Single by Malina Moye

from the album Rock & Roll Baby
- Released: March 4, 2016
- Genre: R&B, Soul
- Length: 3:29
- Label: WCE Records/BDG/RED
- Songwriter(s): Malina Moye, Antonio Daniels
- Producer(s): Bjorn Soderberg (Remix), Grant Nicholas

= Are You the One (Malina Moye song) =

"Are You the One" is the third single from Malina Moye's Rock & Roll Baby album. The remix of the single was released March 4, 2016 and was the second-most added song at the Urban Adult Contemporary radio format upon its release. The single was remixed by Bjorn Soderberg also produced Moye’s previous singles "Alone" and "Girlfriend." Singersroom stated that “Moye is considered one of the top female guitarists in the world, and has carved out her own lane in today’s music scene as one of the few artists able to straddle both Rock and Soul genres.”

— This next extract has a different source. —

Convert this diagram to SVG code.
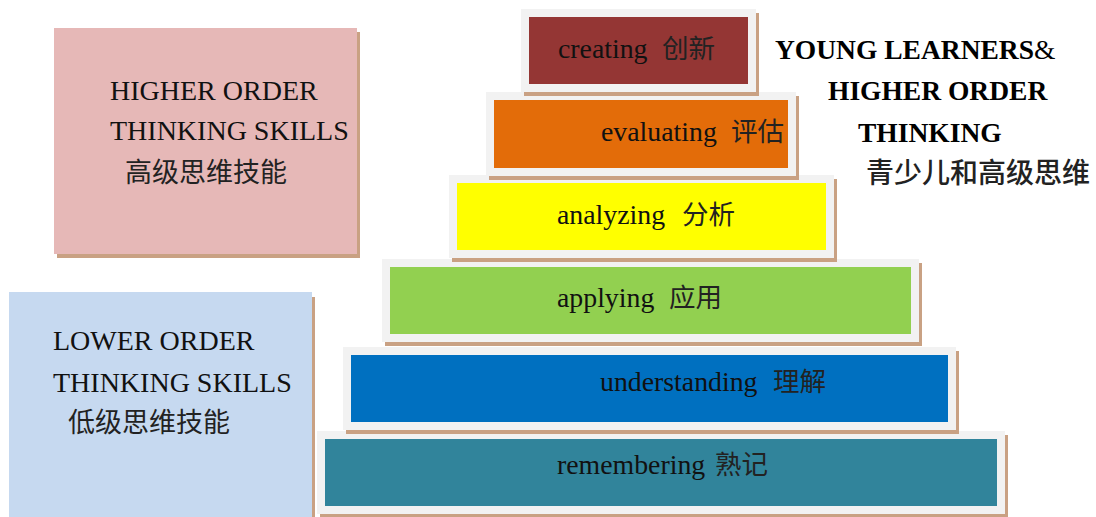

“As for a ballad like ‘Are You the One,’ Moye offers up a mid-tempo beat before she kicks down the door with blazing fretwork,’ stated Fender.

All Access calls the single a "hit." It debuted at No. 32 on Billboard 's national Adult R&B airplay chart. The "Are You The One" music video premiered on Guitar World on February 14, 2015, and was directed by the independent film director Marc Fusco. Moye toured Europe in early 2016 and the United States in support of the hit single.